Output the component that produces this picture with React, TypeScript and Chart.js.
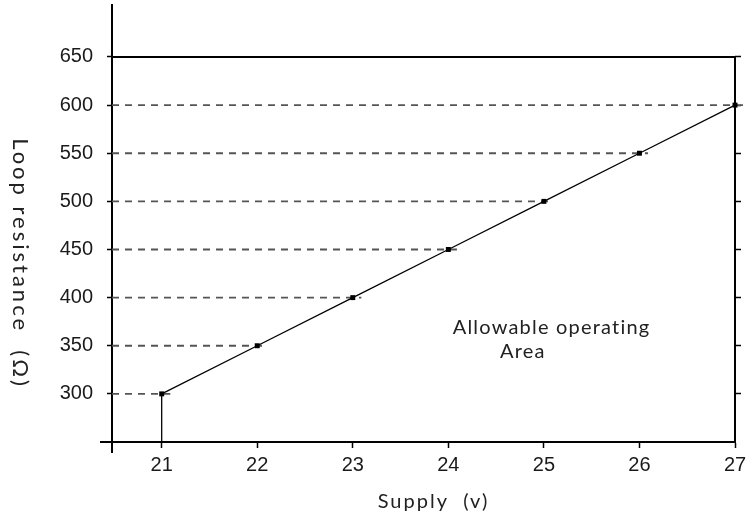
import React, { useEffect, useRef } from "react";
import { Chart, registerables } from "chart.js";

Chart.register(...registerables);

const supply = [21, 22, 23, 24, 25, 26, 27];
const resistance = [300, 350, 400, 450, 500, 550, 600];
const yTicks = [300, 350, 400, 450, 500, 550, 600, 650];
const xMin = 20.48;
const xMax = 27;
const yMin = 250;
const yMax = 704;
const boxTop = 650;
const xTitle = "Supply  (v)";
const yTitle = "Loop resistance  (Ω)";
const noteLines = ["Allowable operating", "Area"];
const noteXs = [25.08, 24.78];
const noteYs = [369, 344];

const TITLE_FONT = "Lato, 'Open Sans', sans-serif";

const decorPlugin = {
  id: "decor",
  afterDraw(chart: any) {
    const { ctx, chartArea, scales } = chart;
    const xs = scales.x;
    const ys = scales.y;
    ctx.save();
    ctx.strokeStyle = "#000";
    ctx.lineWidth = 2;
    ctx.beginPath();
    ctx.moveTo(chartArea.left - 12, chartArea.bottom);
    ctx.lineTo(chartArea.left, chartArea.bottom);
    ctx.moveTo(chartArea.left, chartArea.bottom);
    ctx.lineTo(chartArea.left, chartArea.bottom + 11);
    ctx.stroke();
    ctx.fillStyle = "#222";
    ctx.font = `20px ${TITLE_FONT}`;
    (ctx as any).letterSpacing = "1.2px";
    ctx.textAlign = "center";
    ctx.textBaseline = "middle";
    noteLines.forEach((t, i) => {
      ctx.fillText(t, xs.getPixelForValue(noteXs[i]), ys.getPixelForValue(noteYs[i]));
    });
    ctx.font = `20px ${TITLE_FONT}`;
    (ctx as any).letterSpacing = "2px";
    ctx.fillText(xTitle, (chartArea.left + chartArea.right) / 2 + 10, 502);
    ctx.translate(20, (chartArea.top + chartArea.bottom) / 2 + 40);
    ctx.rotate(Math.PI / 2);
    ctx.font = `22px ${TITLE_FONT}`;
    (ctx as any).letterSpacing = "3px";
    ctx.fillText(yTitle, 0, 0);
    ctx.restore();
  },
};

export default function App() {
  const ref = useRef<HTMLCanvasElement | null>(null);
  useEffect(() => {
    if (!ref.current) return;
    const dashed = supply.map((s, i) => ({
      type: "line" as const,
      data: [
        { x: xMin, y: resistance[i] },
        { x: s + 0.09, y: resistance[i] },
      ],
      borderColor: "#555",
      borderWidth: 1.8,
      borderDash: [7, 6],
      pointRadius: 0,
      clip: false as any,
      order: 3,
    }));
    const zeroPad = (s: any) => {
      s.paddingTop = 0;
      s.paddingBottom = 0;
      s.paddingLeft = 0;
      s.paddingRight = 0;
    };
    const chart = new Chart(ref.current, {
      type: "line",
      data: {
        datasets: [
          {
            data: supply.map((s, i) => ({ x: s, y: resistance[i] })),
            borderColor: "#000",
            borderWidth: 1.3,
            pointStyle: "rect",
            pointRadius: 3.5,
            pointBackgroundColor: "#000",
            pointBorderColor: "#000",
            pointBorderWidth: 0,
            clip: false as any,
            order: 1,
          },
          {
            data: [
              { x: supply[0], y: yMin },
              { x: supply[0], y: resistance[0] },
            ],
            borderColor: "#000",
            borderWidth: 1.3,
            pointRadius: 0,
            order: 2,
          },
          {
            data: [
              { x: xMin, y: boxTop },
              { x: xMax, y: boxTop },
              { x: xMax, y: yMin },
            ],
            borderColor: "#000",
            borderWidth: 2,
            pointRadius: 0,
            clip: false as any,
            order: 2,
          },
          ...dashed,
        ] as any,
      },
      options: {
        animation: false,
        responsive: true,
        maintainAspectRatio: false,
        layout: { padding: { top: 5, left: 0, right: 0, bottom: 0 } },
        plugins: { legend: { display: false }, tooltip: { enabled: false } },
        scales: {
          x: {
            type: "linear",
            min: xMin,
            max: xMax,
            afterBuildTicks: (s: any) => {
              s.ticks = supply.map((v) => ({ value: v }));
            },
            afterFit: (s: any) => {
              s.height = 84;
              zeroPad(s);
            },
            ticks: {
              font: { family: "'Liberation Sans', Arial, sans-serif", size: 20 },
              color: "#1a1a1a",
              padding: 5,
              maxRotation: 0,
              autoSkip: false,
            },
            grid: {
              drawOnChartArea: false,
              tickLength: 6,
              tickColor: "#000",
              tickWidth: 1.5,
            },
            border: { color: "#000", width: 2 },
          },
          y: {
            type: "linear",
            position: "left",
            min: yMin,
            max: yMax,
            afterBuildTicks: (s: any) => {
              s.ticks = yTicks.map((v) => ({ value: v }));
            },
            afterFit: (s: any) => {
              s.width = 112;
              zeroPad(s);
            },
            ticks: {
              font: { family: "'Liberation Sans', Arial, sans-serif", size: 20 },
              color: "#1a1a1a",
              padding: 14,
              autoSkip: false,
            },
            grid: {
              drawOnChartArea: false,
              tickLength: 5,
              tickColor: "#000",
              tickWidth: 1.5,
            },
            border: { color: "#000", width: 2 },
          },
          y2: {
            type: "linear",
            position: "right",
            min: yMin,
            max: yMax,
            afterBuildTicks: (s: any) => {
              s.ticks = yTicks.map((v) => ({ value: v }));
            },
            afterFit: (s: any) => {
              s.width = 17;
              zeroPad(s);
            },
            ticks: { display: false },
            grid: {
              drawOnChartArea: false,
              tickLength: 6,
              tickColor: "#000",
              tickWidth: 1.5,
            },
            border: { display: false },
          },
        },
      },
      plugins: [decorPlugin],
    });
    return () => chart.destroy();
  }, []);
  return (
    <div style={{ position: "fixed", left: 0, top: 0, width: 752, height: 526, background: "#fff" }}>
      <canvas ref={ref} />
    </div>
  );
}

### EXERCISE OBJECTIVE:
Keep the pictures out of the copy and return the rest of the data above exactly.

### WRITTEN RESPONSE:
Output the component that produces this picture with React, TypeScript and Chart.js.
import React, { useEffect, useRef } from "react";
import { Chart, registerables } from "chart.js";

Chart.register(...registerables);

const supply = [21, 22, 23, 24, 25, 26, 27];
const resistance = [300, 350, 400, 450, 500, 550, 600];
const yTicks = [300, 350, 400, 450, 500, 550, 600, 650];
const xMin = 20.48;
const xMax = 27;
const yMin = 250;
const yMax = 704;
const boxTop = 650;
const xTitle = "Supply  (v)";
const yTitle = "Loop resistance  (Ω)";
const noteLines = ["Allowable operating", "Area"];
const noteXs = [25.08, 24.78];
const noteYs = [369, 344];

const TITLE_FONT = "Lato, 'Open Sans', sans-serif";

const decorPlugin = {
  id: "decor",
  afterDraw(chart: any) {
    const { ctx, chartArea, scales } = chart;
    const xs = scales.x;
    const ys = scales.y;
    ctx.save();
    ctx.strokeStyle = "#000";
    ctx.lineWidth = 2;
    ctx.beginPath();
    ctx.moveTo(chartArea.left - 12, chartArea.bottom);
    ctx.lineTo(chartArea.left, chartArea.bottom);
    ctx.moveTo(chartArea.left, chartArea.bottom);
    ctx.lineTo(chartArea.left, chartArea.bottom + 11);
    ctx.stroke();
    ctx.fillStyle = "#222";
    ctx.font = `20px ${TITLE_FONT}`;
    (ctx as any).letterSpacing = "1.2px";
    ctx.textAlign = "center";
    ctx.textBaseline = "middle";
    noteLines.forEach((t, i) => {
      ctx.fillText(t, xs.getPixelForValue(noteXs[i]), ys.getPixelForValue(noteYs[i]));
    });
    ctx.font = `20px ${TITLE_FONT}`;
    (ctx as any).letterSpacing = "2px";
    ctx.fillText(xTitle, (chartArea.left + chartArea.right) / 2 + 10, 502);
    ctx.translate(20, (chartArea.top + chartArea.bottom) / 2 + 40);
    ctx.rotate(Math.PI / 2);
    ctx.font = `22px ${TITLE_FONT}`;
    (ctx as any).letterSpacing = "3px";
    ctx.fillText(yTitle, 0, 0);
    ctx.restore();
  },
};

export default function App() {
  const ref = useRef<HTMLCanvasElement | null>(null);
  useEffect(() => {
    if (!ref.current) return;
    const dashed = supply.map((s, i) => ({
      type: "line" as const,
      data: [
        { x: xMin, y: resistance[i] },
        { x: s + 0.09, y: resistance[i] },
      ],
      borderColor: "#555",
      borderWidth: 1.8,
      borderDash: [7, 6],
      pointRadius: 0,
      clip: false as any,
      order: 3,
    }));
    const zeroPad = (s: any) => {
      s.paddingTop = 0;
      s.paddingBottom = 0;
      s.paddingLeft = 0;
      s.paddingRight = 0;
    };
    const chart = new Chart(ref.current, {
      type: "line",
      data: {
        datasets: [
          {
            data: supply.map((s, i) => ({ x: s, y: resistance[i] })),
            borderColor: "#000",
            borderWidth: 1.3,
            pointStyle: "rect",
            pointRadius: 3.5,
            pointBackgroundColor: "#000",
            pointBorderColor: "#000",
            pointBorderWidth: 0,
            clip: false as any,
            order: 1,
          },
          {
            data: [
              { x: supply[0], y: yMin },
              { x: supply[0], y: resistance[0] },
            ],
            borderColor: "#000",
            borderWidth: 1.3,
            pointRadius: 0,
            order: 2,
          },
          {
            data: [
              { x: xMin, y: boxTop },
              { x: xMax, y: boxTop },
              { x: xMax, y: yMin },
            ],
            borderColor: "#000",
            borderWidth: 2,
            pointRadius: 0,
            clip: false as any,
            order: 2,
          },
          ...dashed,
        ] as any,
      },
      options: {
        animation: false,
        responsive: true,
        maintainAspectRatio: false,
        layout: { padding: { top: 5, left: 0, right: 0, bottom: 0 } },
        plugins: { legend: { display: false }, tooltip: { enabled: false } },
        scales: {
          x: {
            type: "linear",
            min: xMin,
            max: xMax,
            afterBuildTicks: (s: any) => {
              s.ticks = supply.map((v) => ({ value: v }));
            },
            afterFit: (s: any) => {
              s.height = 84;
              zeroPad(s);
            },
            ticks: {
              font: { family: "'Liberation Sans', Arial, sans-serif", size: 20 },
              color: "#1a1a1a",
              padding: 5,
              maxRotation: 0,
              autoSkip: false,
            },
            grid: {
              drawOnChartArea: false,
              tickLength: 6,
              tickColor: "#000",
              tickWidth: 1.5,
            },
            border: { color: "#000", width: 2 },
          },
          y: {
            type: "linear",
            position: "left",
            min: yMin,
            max: yMax,
            afterBuildTicks: (s: any) => {
              s.ticks = yTicks.map((v) => ({ value: v }));
            },
            afterFit: (s: any) => {
              s.width = 112;
              zeroPad(s);
            },
            ticks: {
              font: { family: "'Liberation Sans', Arial, sans-serif", size: 20 },
              color: "#1a1a1a",
              padding: 14,
              autoSkip: false,
            },
            grid: {
              drawOnChartArea: false,
              tickLength: 5,
              tickColor: "#000",
              tickWidth: 1.5,
            },
            border: { color: "#000", width: 2 },
          },
          y2: {
            type: "linear",
            position: "right",
            min: yMin,
            max: yMax,
            afterBuildTicks: (s: any) => {
              s.ticks = yTicks.map((v) => ({ value: v }));
            },
            afterFit: (s: any) => {
              s.width = 17;
              zeroPad(s);
            },
            ticks: { display: false },
            grid: {
              drawOnChartArea: false,
              tickLength: 6,
              tickColor: "#000",
              tickWidth: 1.5,
            },
            border: { display: false },
          },
        },
      },
      plugins: [decorPlugin],
    });
    return () => chart.destroy();
  }, []);
  return (
    <div style={{ position: "fixed", left: 0, top: 0, width: 752, height: 526, background: "#fff" }}>
      <canvas ref={ref} />
    </div>
  );
}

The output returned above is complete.